I think you can see how misled and ridiculous this belief is, but as evidence that it's a fundamentally flawed assumption, consider the following: even within its own context, FICO is basically a subjective measure. It was created to inform the purposes of a specific set of evaluators—credit lenders. Remember, when a credit underwriter evaluates your score, the question that they're really hoping to answer is: will I make money off of this customer? Only as a facet or component of that question do they care about the related one: is this person responsible with their money?

A high credit score doesn't necessarily mean what many folks seem to think it means about a person's financial stability or decision-making prowess. There are any number of extremely wise patterns of behavior that a person might engage in that could result in a poor (or no) credit score: saving most of your money; or paying for purchases only in cash; never taking out a line of credit. These behaviors might make you a less-than-optimal credit customer, but would anyone truly argue that they make you a bad person? Or financially irresponsible? Of course not.

So, judging the quality of a person's character on their credit report? That's a fool's errand.

The Times article points out the truly insidious problem with basing hiring determinations on a person's credit score:

“How do you get out from under it?” asked Matthew W. Finkin, a law professor at the University of Illinois, who fears that the unemployed and debt-ridden could form a luckless class. “You can’t re-establish your credit if you can’t get a job, and you can’t get a job if you’ve got bad credit.”
This is exactly the danger that our draft chapter points out. This mis-application of your credit rating creates a feedback loop. This is a situation in which the inputs into the system (in this case, your employment) are dependent in some part upon the output from the system. Why are feedback loops bad?

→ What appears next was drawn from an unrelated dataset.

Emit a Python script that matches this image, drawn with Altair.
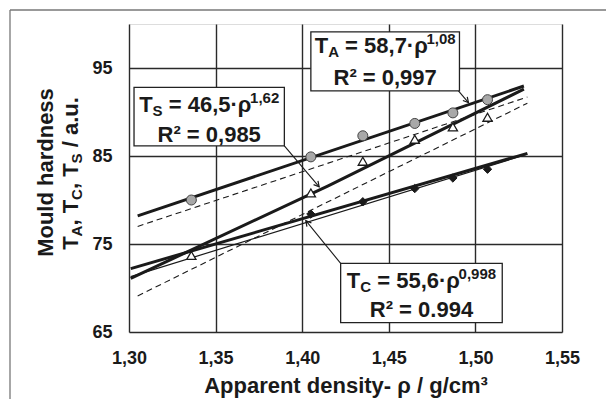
import math
import altair as alt
import pandas as pd

# ---------------- data ----------------
rho = [1.336, 1.405, 1.435, 1.465, 1.487, 1.507]
T_A = [80.0, 84.9, 87.3, 88.7, 89.9, 91.4]
T_S = [73.7, 80.8, 84.4, 86.9, 88.3, 89.4]
rho_C = [1.405, 1.435, 1.465, 1.487, 1.507]
T_C = [78.4, 79.8, 81.3, 82.5, 83.5]

# trend lines, end points
trend_A_x = [1.305, 1.528]
trend_A_y = [78.2, 92.95]
trend_S_x = [1.301, 1.415, 1.528]
trend_S_y = [71.1, 81.6, 92.6]
trend_C_x = [1.301, 1.530]
trend_C_y = [72.2, 85.3]
thin_x = [1.301, 1.530]
thin_y = [71.3, 85.2]
dash1_x = [1.305, 1.530]
dash1_y = [77.0, 91.7]
dash2_x = [1.305, 1.530]
dash2_y = [69.1, 91.0]

x_ticks = [1.30, 1.35, 1.40, 1.45, 1.50, 1.55]
y_ticks = [65, 75, 85, 95]

# annotation boxes
box_names = ["A", "S", "C"]
box_coef = ["= 58,7·ρ", "= 46,5·ρ", "= 55,6·ρ"]
box_exp = ["1,08", "1,62", "0,998"]
box_r2 = ["R² = 0,997", "R² = 0,985", "R² = 0.994"]
box_x1 = [1.405, 1.3029, 1.4222]
box_x2 = [1.4908, 1.3897, 1.5155]
box_y1 = [92.4, 86.14, 66.06]
box_y2 = [99.1, 92.8, 72.8]
box_l1 = [96.7, 90.0, 70.0]
box_l2 = [93.07, 86.63, 66.74]

# arrows from boxes to curves
arr_x1 = [1.4902, 1.3897, 1.4222]
arr_y1 = [92.4, 86.14, 72.8]
arr_x2 = [1.496, 1.4098, 1.4021]
arr_y2 = [91.06, 81.5, 77.65]

# ---------------- layout ----------------
W_PX, H_PX = 433, 308
X_DOM = [1.30, 1.55]
Y_DOM = [65, 100]
PX_X = W_PX / (X_DOM[1] - X_DOM[0])
PX_Y = H_PX / (Y_DOM[1] - Y_DOM[0])
FONT = "Liberation Sans"
INK = "#1a1a1a"
BIG, SMALL = 22, 15

ADV = {" ": .278, ",": .278, ".": .278, "/": .278, "=": .584, "·": .278,
       "ρ": .611, "T": .611, "A": .722, "C": .722, "S": .667, "R": .722,
       "²": .333, "a": .556, "u": .611}


def tw(s, size):
    return sum(ADV.get(c, .556) for c in s) * size


xs = alt.Scale(domain=X_DOM, nice=False, zero=False)
ys = alt.Scale(domain=Y_DOM, nice=False, zero=False)
xaxis = alt.Axis(values=x_ticks, labelExpr="replace(format(datum.value,'.2f'),'.',',')",
                 title="Apparent density- ρ / g/cm³", grid=True, gridColor="#2a2a2a",
                 gridWidth=1.4, ticks=False, tickSize=0, domain=False, labelFlush=False,
                 labelFont=FONT, labelFontWeight="bold", labelFontSize=18, labelColor=INK,
                 labelPadding=17, titleFont=FONT, titleFontWeight="bold", titleFontSize=22,
                 titleColor=INK, titlePadding=8)
yaxis = alt.Axis(values=y_ticks, title=None, grid=True, gridColor="#2a2a2a", gridWidth=1.4,
                 ticks=False, tickSize=0, domain=False, labelFlush=False,
                 labelFont=FONT, labelFontWeight="bold", labelFontSize=18, labelColor=INK,
                 labelPadding=17)


def X(f="x"):
    return alt.X(f + ":Q", scale=xs, axis=xaxis)


def Y(f="y"):
    return alt.Y(f + ":Q", scale=ys, axis=yaxis)


# ---------------- tables ----------------
def line_df(xv, yv, name):
    return pd.DataFrame({"x": xv, "y": yv, "s": name})


thick_df = pd.concat([line_df(trend_A_x, trend_A_y, "A"), line_df(trend_S_x, trend_S_y, "S"),
                      line_df(trend_C_x, trend_C_y, "C")])
thin_df = line_df(thin_x, thin_y, "thin")
dash_df = pd.concat([line_df(dash1_x, dash1_y, "d1"), line_df(dash2_x, dash2_y, "d2")])

a_df = pd.DataFrame({"x": rho, "y": T_A})
s_df = pd.DataFrame({"x": rho, "y": T_S})
c_df = pd.DataFrame({"x": rho_C, "y": T_C})

box_df = pd.DataFrame({"x": box_x1, "x2": box_x2, "y": box_y1, "y2": box_y2})
arr_df = pd.DataFrame({"x": arr_x1, "y": arr_y1, "x2": arr_x2, "y2": arr_y2})
arr_df["ang"] = [math.degrees(math.atan2((b - a) * PX_X, (d - c) * PX_Y)) % 360
                 for a, b, c, d in zip(arr_x1, arr_x2, arr_y1, arr_y2)]
head_df = pd.DataFrame({"x": arr_x2, "y": arr_y2, "ang": arr_df["ang"]})

# pieces: (text, size, kind, leading gap in px)
main_rows, sub_rows, sup_rows, l2_rows = [], [], [], []
for i, n in enumerate(box_names):
    sp = tw(" ", BIG)
    pieces = [("T", BIG, "m", 0), (n, SMALL, "b", 0), (box_coef[i], BIG, "m", sp),
              (box_exp[i], SMALL, "p", 0)]
    total = sum(tw(p[0], p[1]) + p[3] for p in pieces)
    cx = (box_x1[i] + box_x2[i]) / 2
    off = -total / 2
    for txt, sz, kind, gap in pieces:
        off += gap
        row = {"x": cx + off / PX_X, "y": box_l1[i], "t": txt}
        {"m": main_rows, "b": sub_rows, "p": sup_rows}[kind].append(row)
        off += tw(txt, sz)
    l2_rows.append({"x": cx, "y": box_l2[i], "t": box_r2[i]})

main_df, sub_df, sup_df, l2_df = map(pd.DataFrame, [main_rows, sub_rows, sup_rows, l2_rows])

# ---------------- layers ----------------
one = pd.DataFrame({"k": [0]})
layers = []

layers.append(alt.Chart(one).mark_rule(color="#777", strokeWidth=1.3).encode(
    x=alt.value(-119), y=alt.value(-14), y2=alt.value(420)))
layers.append(alt.Chart(one).mark_rule(color="#777", strokeWidth=1.3).encode(
    x=alt.value(-119), x2=alt.value(600), y=alt.value(-14)))

layers.append(alt.Chart(dash_df).mark_line(color=INK, strokeWidth=1.1, strokeDash=[6, 4]).encode(
    x=X(), y=Y(), detail="s:N"))
layers.append(alt.Chart(thin_df).mark_line(color=INK, strokeWidth=1.2).encode(
    x=X(), y=Y(), detail="s:N"))
layers.append(alt.Chart(thick_df).mark_line(color=INK, strokeWidth=3).encode(
    x=X(), y=Y(), detail="s:N"))

layers.append(alt.Chart(a_df).mark_point(shape="circle", filled=True, fill="#a8a8a8", stroke="#444",
                                         strokeWidth=1, size=100, opacity=1).encode(x=X(), y=Y()))
layers.append(alt.Chart(s_df).mark_point(shape="triangle-up", filled=True, fill="white", stroke=INK,
                                         strokeWidth=1.3, size=85, opacity=1).encode(x=X(), y=Y()))
layers.append(alt.Chart(c_df).mark_point(shape="diamond", filled=True, fill=INK, stroke=INK,
                                         strokeWidth=1, size=70, opacity=1).encode(x=X(), y=Y()))

layers.append(alt.Chart(arr_df).mark_rule(color=INK, strokeWidth=1.1).encode(
    x=X(), y=Y(), x2="x2:Q", y2="y2:Q"))
layers.append(alt.Chart(head_df).mark_point(shape="M-0.55,1L0,0L0.55,1", filled=False, stroke=INK,
                                            strokeWidth=1.2, size=110, opacity=1).encode(
    x=X(), y=Y(), angle=alt.Angle("ang:Q", scale=None)))

layers.append(alt.Chart(box_df).mark_rect(fill="white", stroke="#222", strokeWidth=1.3).encode(
    x=X(), x2="x2:Q", y=Y(), y2="y2:Q"))

tkw = dict(font=FONT, fontWeight="bold", color=INK, baseline="alphabetic")
layers.append(alt.Chart(main_df).mark_text(align="left", fontSize=BIG, **tkw).encode(
    x=X(), y=Y(), text="t:N"))
layers.append(alt.Chart(sub_df).mark_text(align="left", fontSize=SMALL, dy=4, **tkw).encode(
    x=X(), y=Y(), text="t:N"))
layers.append(alt.Chart(sup_df).mark_text(align="left", fontSize=SMALL, dy=-9, **tkw).encode(
    x=X(), y=Y(), text="t:N"))
layers.append(alt.Chart(l2_df).mark_text(align="center", fontSize=BIG, **tkw).encode(
    x=X(), y=Y(), text="t:N"))

# rotated y-axis title (two lines, with subscripts)
layers.append(alt.Chart(one).mark_text(text="Mould hardness", angle=270, align="center",
                                       fontSize=BIG, **tkw).encode(
    x=alt.value(-76), y=alt.value(148.5)))
sp = tw(" ", BIG)
ypieces = [("T", BIG, 0, 0), ("A", SMALL, 1, 0), (", T", BIG, 0, 0), ("C", SMALL, 1, 0),
           (", T", BIG, 0, 0), ("S", SMALL, 1, 0), ("/ a.u.", BIG, 0, sp)]
ytot = sum(tw(p[0], p[1]) + p[3] for p in ypieces)
ypos = 149.5 + ytot / 2
for txt, sz, sub, gap in ypieces:
    ypos -= gap
    layers.append(alt.Chart(one).mark_text(text=txt, angle=270, align="left", fontSize=sz,
                                           **tkw).encode(
        x=alt.value(-51 + 4 * sub), y=alt.value(ypos)))
    ypos -= tw(txt, sz)

chart = alt.layer(*layers).properties(
    width=W_PX, height=H_PX,
    autosize=alt.AutoSizeParams(type="none"),
    padding={"left": 121, "top": 16, "right": 44, "bottom": 67},
).configure_view(stroke=INK, strokeWidth=2).configure(background="white")

chart.save("out.html", embed_options={"renderer": "svg", "actions": False})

Well, as the Times points out—feedback loops are self-perpetuating and, once started, nigh-impossible to break. And, much like in music production (Neil Young notwithstanding) feedback loops are generally to be avoided because they muddy the fidelity of the signal. (We'll be talking more about feedback loops in the yet-to-be-drafted Chapter 10 of our book.)

Remember, a credit score—like any reputation—was created to serve a purpose. Generally, to provide information to make determinations within a specific context. Straying too far from that context, or applying it in ways that feed back into the system, erodes confidence in the system itself. (It's out of scope for—though perfectly aligned with—this discussion, but some blame the misapplication of FICO into the field of mortgage approvals for playing a significant role in the subprime mortgage collapse.)